Problem to work on: Copy each line below without leaving any out.

Information shown:
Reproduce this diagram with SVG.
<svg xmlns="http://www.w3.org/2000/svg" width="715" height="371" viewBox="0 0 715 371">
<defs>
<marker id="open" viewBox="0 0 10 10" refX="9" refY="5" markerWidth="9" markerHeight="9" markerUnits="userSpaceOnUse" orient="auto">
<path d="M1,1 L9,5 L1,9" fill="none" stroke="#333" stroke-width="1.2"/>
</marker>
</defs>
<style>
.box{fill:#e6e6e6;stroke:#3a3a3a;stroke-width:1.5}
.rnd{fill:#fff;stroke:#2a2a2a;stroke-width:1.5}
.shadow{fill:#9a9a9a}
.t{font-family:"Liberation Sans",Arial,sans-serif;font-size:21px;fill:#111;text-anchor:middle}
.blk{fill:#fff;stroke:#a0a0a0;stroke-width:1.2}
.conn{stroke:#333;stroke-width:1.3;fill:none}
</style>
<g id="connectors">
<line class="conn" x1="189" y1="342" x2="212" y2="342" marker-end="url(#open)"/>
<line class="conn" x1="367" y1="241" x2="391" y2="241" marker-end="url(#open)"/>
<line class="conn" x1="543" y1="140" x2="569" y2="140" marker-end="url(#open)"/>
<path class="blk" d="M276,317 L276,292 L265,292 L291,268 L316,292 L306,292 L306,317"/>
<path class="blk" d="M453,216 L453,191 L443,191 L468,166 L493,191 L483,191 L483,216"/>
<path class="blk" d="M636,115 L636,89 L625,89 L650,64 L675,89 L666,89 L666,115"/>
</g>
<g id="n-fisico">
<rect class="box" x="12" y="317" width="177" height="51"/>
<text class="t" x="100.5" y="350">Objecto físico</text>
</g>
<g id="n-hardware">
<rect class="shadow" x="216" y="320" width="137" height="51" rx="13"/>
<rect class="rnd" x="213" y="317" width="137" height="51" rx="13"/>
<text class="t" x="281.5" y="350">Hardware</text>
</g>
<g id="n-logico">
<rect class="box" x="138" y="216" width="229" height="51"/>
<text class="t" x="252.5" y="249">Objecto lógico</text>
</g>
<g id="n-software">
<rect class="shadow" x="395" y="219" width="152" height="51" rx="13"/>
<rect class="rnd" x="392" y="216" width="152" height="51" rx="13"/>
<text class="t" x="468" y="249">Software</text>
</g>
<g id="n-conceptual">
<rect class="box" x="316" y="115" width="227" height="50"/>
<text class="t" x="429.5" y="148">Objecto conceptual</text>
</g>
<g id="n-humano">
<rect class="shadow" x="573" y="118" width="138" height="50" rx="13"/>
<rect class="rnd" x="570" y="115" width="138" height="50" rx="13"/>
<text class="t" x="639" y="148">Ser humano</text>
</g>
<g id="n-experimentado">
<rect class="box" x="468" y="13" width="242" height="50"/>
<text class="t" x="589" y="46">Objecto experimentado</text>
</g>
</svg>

Correct answer:
Reproduce this diagram with SVG.
<svg xmlns="http://www.w3.org/2000/svg" width="715" height="371" viewBox="0 0 715 371">
<defs>
<marker id="open" viewBox="0 0 10 10" refX="9" refY="5" markerWidth="9" markerHeight="9" markerUnits="userSpaceOnUse" orient="auto">
<path d="M1,1 L9,5 L1,9" fill="none" stroke="#333" stroke-width="1.2"/>
</marker>
</defs>
<style>
.box{fill:#e6e6e6;stroke:#3a3a3a;stroke-width:1.5}
.rnd{fill:#fff;stroke:#2a2a2a;stroke-width:1.5}
.shadow{fill:#9a9a9a}
.t{font-family:"Liberation Sans",Arial,sans-serif;font-size:21px;fill:#111;text-anchor:middle}
.blk{fill:#fff;stroke:#a0a0a0;stroke-width:1.2}
.conn{stroke:#333;stroke-width:1.3;fill:none}
</style>
<g id="connectors">
<line class="conn" x1="189" y1="342" x2="212" y2="342" marker-end="url(#open)"/>
<line class="conn" x1="367" y1="241" x2="391" y2="241" marker-end="url(#open)"/>
<line class="conn" x1="543" y1="140" x2="569" y2="140" marker-end="url(#open)"/>
<path class="blk" d="M276,317 L276,292 L265,292 L291,268 L316,292 L306,292 L306,317"/>
<path class="blk" d="M453,216 L453,191 L443,191 L468,166 L493,191 L483,191 L483,216"/>
<path class="blk" d="M636,115 L636,89 L625,89 L650,64 L675,89 L666,89 L666,115"/>
</g>
<g id="n-fisico">
<rect class="box" x="12" y="317" width="177" height="51"/>
<text class="t" x="100.5" y="350">Objecto físico</text>
</g>
<g id="n-hardware">
<rect class="shadow" x="216" y="320" width="137" height="51" rx="13"/>
<rect class="rnd" x="213" y="317" width="137" height="51" rx="13"/>
<text class="t" x="281.5" y="350">Hardware</text>
</g>
<g id="n-logico">
<rect class="box" x="138" y="216" width="229" height="51"/>
<text class="t" x="252.5" y="249">Objecto lógico</text>
</g>
<g id="n-software">
<rect class="shadow" x="395" y="219" width="152" height="51" rx="13"/>
<rect class="rnd" x="392" y="216" width="152" height="51" rx="13"/>
<text class="t" x="468" y="249">Software</text>
</g>
<g id="n-conceptual">
<rect class="box" x="316" y="115" width="227" height="50"/>
<text class="t" x="429.5" y="148">Objecto conceptual</text>
</g>
<g id="n-humano">
<rect class="shadow" x="573" y="118" width="138" height="50" rx="13"/>
<rect class="rnd" x="570" y="115" width="138" height="50" rx="13"/>
<text class="t" x="639" y="148">Ser humano</text>
</g>
<g id="n-experimentado">
<rect class="box" x="468" y="13" width="242" height="50"/>
<text class="t" x="589" y="46">Objecto experimentado</text>
</g>
</svg>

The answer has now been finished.